Breast cancer survivors who took hormone therapy for menopausal symptoms had many more cancer recurrences than women who did not take hormones, a new study has found.
The study, conducted in Sweden, was halted abruptly when the difference between the groups became apparent because the researchers judged that even short-term use of the hormones carried an "unacceptable risk."
Although previous studies had shown an increased risk of breast cancer in healthy women who took hormones, the new report describes the first controlled experiment to study the drugs in breast cancer survivors.
Researchers say the findings mean that women who have had breast cancer should avoid hormones and find other ways to treat menopause symptoms.
That conclusion is just one more piece of bad news about hormone therapy, which has also been linked to increased risks of heart attacks, blood clots and strokes. Once widely promoted to keep women young and healthy, hormones were subsequently found to heighten the risk of some of the very conditions they were supposed to prevent. Now women are advised to take the lowest dose for the shortest time possible, and packaging carries a "black box" warning, required by the Food and Drug Administration.
Hormone use has dropped sharply since July 2002, when a large study in the United States called the Women's Health Initiative was stopped ahead of schedule because it detected an increased risk of breast cancer in women who took Prempro, a widely used hormone combination. Before the study, about 6 million women a year were using combination hormones; after it was published, the figure dropped by more than half.
Part of the health initiative, a study of women taking estrogen alone, has been allowed to continue because so far no serious adverse effects have been found. Results are expected next year.
The new study included 345 women who had been treated for breast cancer, had no recurrence and had severe menopausal symptoms such as hot flashes or night sweats.
Assigned at random, 174 women received hormones and 171 did not. After a median follow-up of 2.1 years, 26 women taking hormones had a recurrence or a new breast cancer, as opposed to seven not taking hormones.
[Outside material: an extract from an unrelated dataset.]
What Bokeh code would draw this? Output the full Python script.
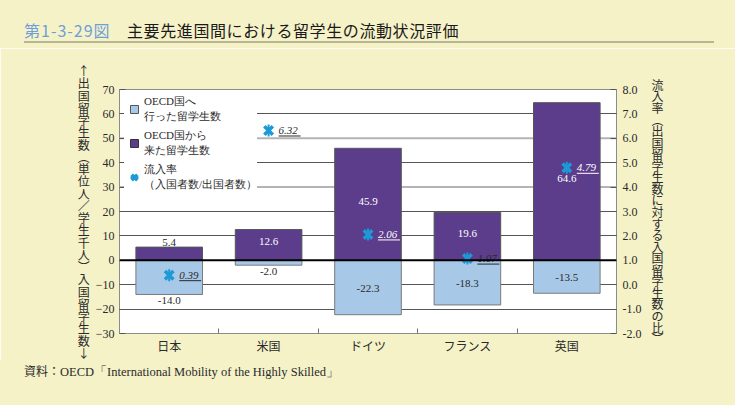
import math
from bokeh.plotting import figure
from bokeh.layouts import column
from bokeh.models import (Range1d, LinearAxis, FixedTicker, Span, Div,
                          Legend, LegendItem, ColumnDataSource, NumeralTickFormatter)
from bokeh.core.properties import value
from bokeh.embed import file_html
from bokeh.resources import INLINE

# ---------------- data ----------------
countries = ["日本", "米国", "ドイツ", "フランス", "英国"]
outflow = [-14.0, -2.0, -22.3, -18.3, -13.5]   # OECD国へ行った留学生数
inflow = [5.4, 12.6, 45.9, 19.6, 64.6]         # OECD国から来た留学生数
rate = [0.39, 6.32, 2.06, 1.07, 4.79]          # 流入率
left_ticks = [-30, -20, -10, 0, 10, 20, 30, 40, 50, 60, 70]
right_ticks = [-2, -1, 0, 1, 2, 3, 4, 5, 6, 7, 8]

# ---------------- style ----------------
BG = "#f5f2c8"
PURPLE = "#5c3d8c"
LBLUE = "#a8c8e8"
MARK = "#1b9ad6"
SERIF = "Liberation Serif"
CJK = "Noto Sans CJK JP"
TXT = "#2a2a2a"

W = 735
TOP_H, FIG_H, BOT_H = 48, 312, 45          # title strip / figure / source strip
FL, FR, FT, FB = 119, 616, 89, 333          # frame edges in page pixels
FW, FH = FR - FL, FB - FT

n = len(countries)
xs = [i + 0.5 for i in range(n)]

p = figure(frame_width=FW, frame_height=FH, x_range=Range1d(0, n), y_range=Range1d(-30, 70),
           output_backend="svg", toolbar_location=None,
           min_border_left=FL, min_border_right=W - FR,
           min_border_top=FT - TOP_H, min_border_bottom=TOP_H + FIG_H - FB,
           background_fill_color="white", border_fill_color=BG)
p.outline_line_color = "#8c8c8c"

# grid
p.xgrid.visible = False
p.ygrid.ticker = FixedTicker(ticks=[-20, -10, 10, 20, 40, 60])
p.ygrid.grid_line_color = "#555555"
for g in (30, 50):
    p.add_layout(Span(location=g, dimension="width", line_color="#b4b4b4", line_width=2, level="underlay"))

# x axis
xa = p.xaxis[0]
xa.ticker = FixedTicker(ticks=xs, minor_ticks=[1, 2, 3, 4])
xa.major_label_overrides = {x: c for x, c in zip(xs, countries)}
xa.major_tick_line_color = None
xa.minor_tick_in = 5
xa.minor_tick_out = 0
xa.minor_tick_line_color = "#777777"
xa.axis_line_color = None
xa.major_label_text_font = CJK
xa.major_label_text_font_size = "12px"
xa.major_label_text_color = TXT
xa.major_label_standoff = -3

# left axis
ya = p.yaxis[0]
ya.ticker = FixedTicker(ticks=left_ticks)
ya.axis_line_color = None
ya.major_tick_in = 6
ya.major_tick_out = 0
ya.major_tick_line_color = "#555555"
ya.minor_tick_line_color = None
ya.major_label_text_font = SERIF
ya.major_label_text_font_size = "12px"
ya.major_label_text_color = TXT
ya.major_label_standoff = 5
ya.axis_label = "\n".join("↑出国留学生数︵単位人／学生千人︶入国留学生数↓")
ya.axis_label_orientation = "horizontal"
ya.axis_label_text_font = CJK
ya.axis_label_text_font_size = "12px"
ya.axis_label_text_font_style = "normal"
ya.axis_label_text_color = TXT
ya.axis_label_text_line_height = 0.72
ya.axis_label_standoff = 3

# right axis
p.extra_y_ranges = {"rate": Range1d(-2, 8)}
ra = LinearAxis(y_range_name="rate", ticker=FixedTicker(ticks=right_ticks),
                formatter=NumeralTickFormatter(format="0.0"))
ra.axis_line_color = None
ra.major_tick_in = 6
ra.major_tick_out = 0
ra.major_tick_line_color = "#555555"
ra.minor_tick_line_color = None
ra.major_label_text_font = SERIF
ra.major_label_text_font_size = "12px"
ra.major_label_text_color = TXT
ra.major_label_standoff = 6
ra.axis_label = "\n".join("流入率︵出国留学生数に対する入国留学生数の比︶")
ra.axis_label_orientation = "horizontal"
ra.axis_label_text_font = CJK
ra.axis_label_text_font_size = "12px"
ra.axis_label_text_font_style = "normal"
ra.axis_label_text_color = TXT
ra.axis_label_text_line_height = 0.68
ra.axis_label_standoff = 7
p.add_layout(ra, "right")

# bars
src = ColumnDataSource(dict(x=xs, inflow=inflow, outflow=outflow, rate=rate))
r_out = p.vbar(x="x", top=0, bottom="outflow", width=0.67, source=src,
               fill_color=LBLUE, line_color="#7a7a7a", line_width=1)
r_in = p.vbar(x="x", top="inflow", bottom=0, width=0.67, source=src,
              fill_color=PURPLE, line_color="#555555", line_width=1)
p.add_layout(Span(location=0, dimension="width", line_color="black", line_width=2, level="overlay"))

# bar value labels
in_pos = ["above", "mid", "mid", "mid", "mid"]
out_pos = ["below", "below", "mid", "mid", "mid"]
lab_x, lab_y, lab_t, lab_base, lab_col, lab_off = [], [], [], [], [], []
for i in range(n):
    v = inflow[i]
    lab_x.append(xs[i]); lab_t.append("%.1f" % v)
    if in_pos[i] == "above":
        lab_y.append(v); lab_base.append("bottom"); lab_col.append(TXT); lab_off.append(-1)
    else:
        lab_y.append(v / 2); lab_base.append("middle"); lab_col.append("white"); lab_off.append(-3)
    v = outflow[i]
    lab_x.append(xs[i]); lab_t.append("%.1f" % v)
    if out_pos[i] == "below":
        lab_y.append(v); lab_base.append("top"); lab_col.append(TXT); lab_off.append(3)
    else:
        lab_y.append(v / 2); lab_base.append("middle"); lab_col.append(TXT); lab_off.append(1)
lsrc = ColumnDataSource(dict(x=lab_x, y=lab_y, t=lab_t, b=lab_base, c=lab_col, o=lab_off))
p.text(x="x", y="y", text="t", source=lsrc, text_align="center", text_baseline="b",
       text_color="c", y_offset="o", text_font=value(SERIF), text_font_size="11px")

# rate markers and labels
r_x = p.scatter(x="x", y="rate", source=src, y_range_name="rate", marker="x",
                size=12, line_width=3.5, line_color=MARK)
r_d = p.scatter(x="x", y="rate", source=src, y_range_name="rate", marker="dash",
                angle=math.pi / 2, size=12, line_width=2, line_color=MARK)

rate_col = [TXT, TXT, "white", TXT, "white"]
px_per_x = FW / n
px_per_r = FH / 10.0
rsrc = ColumnDataSource(dict(x=xs, y=rate, t=["%.2f" % r for r in rate], c=rate_col,
                             x0=[x + 10 / px_per_x for x in xs],
                             x1=[x + 32 / px_per_x for x in xs],
                             yu=[r - 5.5 / px_per_r for r in rate]))
p.text(x="x", y="y", text="t", source=rsrc, y_range_name="rate", x_offset=10,
       text_align="left", text_baseline="middle", text_color="c",
       text_font=value(SERIF), text_font_size="11px", text_font_style="italic")
p.segment(x0="x0", x1="x1", y0="yu", y1="yu", source=rsrc, y_range_name="rate",
          line_color="c", line_width=1)

# legend swatches: hidden square-marker renderers so all swatches share one size
sw_out = p.scatter(x="x", y="outflow", source=src, marker="square", fill_color=LBLUE,
                   line_color="#555555", line_width=1, visible=False)
sw_in = p.scatter(x="x", y="inflow", source=src, marker="square", fill_color=PURPLE,
                  line_color="#333333", line_width=1, visible=False)
legend = Legend(items=[
    LegendItem(label="OECD国へ\n行った留学生数", renderers=[sw_out]),
    LegendItem(label="OECD国から\n来た留学生数", renderers=[sw_in]),
    LegendItem(label="流入率\n（入国者数/出国者数）", renderers=[r_x, r_d]),
], location="top_left")
legend.label_text_font = SERIF
legend.label_text_font_size = "11px"
legend.label_text_color = TXT
legend.label_text_line_height = 1.2
legend.glyph_width = 20
legend.glyph_height = 20
legend.label_standoff = -8
legend.spacing = 4
legend.padding = 12
legend.margin = 5
legend.inactive_fill_alpha = 0.0
legend.background_fill_color = "white"
legend.background_fill_alpha = 1.0
legend.border_line_color = None
p.add_layout(legend)

# title strip and source strip
title_html = (
    '<div style="position:relative;width:%dpx;height:%dpx;background:%s;overflow:hidden;">'
    '<span style="position:absolute;left:24px;top:20px;font-family:\'%s\';font-size:16px;'
    'line-height:20px;letter-spacing:1px;color:#6f9fd8;white-space:nowrap;">第1-3-29図</span>'
    '<span style="position:absolute;left:127px;top:20px;font-family:\'%s\';font-size:16px;'
    'line-height:20px;letter-spacing:0.6px;color:#1a1a1a;white-space:nowrap;">'
    '主要先進国間における留学生の流動状況評価</span>'
    '<div style="position:absolute;left:24px;top:41px;width:690px;height:2px;background:#b7b594;"></div>'
    '</div>' % (W, TOP_H, BG, CJK, CJK))
source_html = (
    '<div style="position:relative;width:%dpx;height:%dpx;background:%s;overflow:hidden;">'
    '<span style="position:absolute;left:24px;top:4px;line-height:14px;font-size:12px;color:%s;'
    'white-space:nowrap;"><span style="font-family:\'%s\';">資料：</span>'
    '<span style="font-family:\'%s\';font-size:12.5px;">OECD「International Mobility of the Highly Skilled」</span>'
    '</span></div>' % (W, BOT_H, BG, TXT, CJK, SERIF))

title_div = Div(text=title_html, width=W, height=TOP_H, margin=0, styles={"background-color": BG})
source_div = Div(text=source_html, width=W, height=BOT_H, margin=0, styles={"background-color": BG})

layout = column(title_div, p, source_div, spacing=0)

html = file_html(layout, INLINE)
open("out.html", "w").write(html)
Most of those with recurrences had taken the hormones for two years or less; most were taking them when the tumors were diagnosed.
Most of the women in the Swedish study took both estrogen and progestin - similar to the most widely prescribed combination in the United States. A smaller group, those who had had hysterectomies, took estrogen alone. But not enough women were studied to determine whether there was any difference in risk between estrogen alone and the combination.
A report on the study is being published online today by the Lancet (www.thelancet.com) and in this Saturday's print version of the journal.
In a telephone interview, the director of the study, Dr. Lars Holmberg of University Hospital in Uppsala, said, "The steering committee of the trial was very worried when we saw the figures."
Dr. Rowan T. Chlebowski, chief of medical oncology at the Harbor-University of California, Los Angeles Medical Center, said, "Three-fold is a tremendous increase in breast cancer risk."
The study had some shortcomings, the researchers said, noting that the numbers were small and that a similar study, also in Sweden, did not find an increase in cancer recurrence linked to hormones. Researchers did not know why, but the second study was halted anyway when Holmberg's findings became known.
In a commentary accompanying Holmberg's report in the Lancet, Chlebowski said that the findings were still strong enough to use as a basis for advising breast cancer survivors to avoid hormones.
Dr. Larry Norton, a breast cancer expert at Memorial Sloan-Kettering Cancer Center in New York, said the results were no surprise.
"Breast cancer is clearly related to estrogen exposure," he said. "Many cases are estrogen-dependent."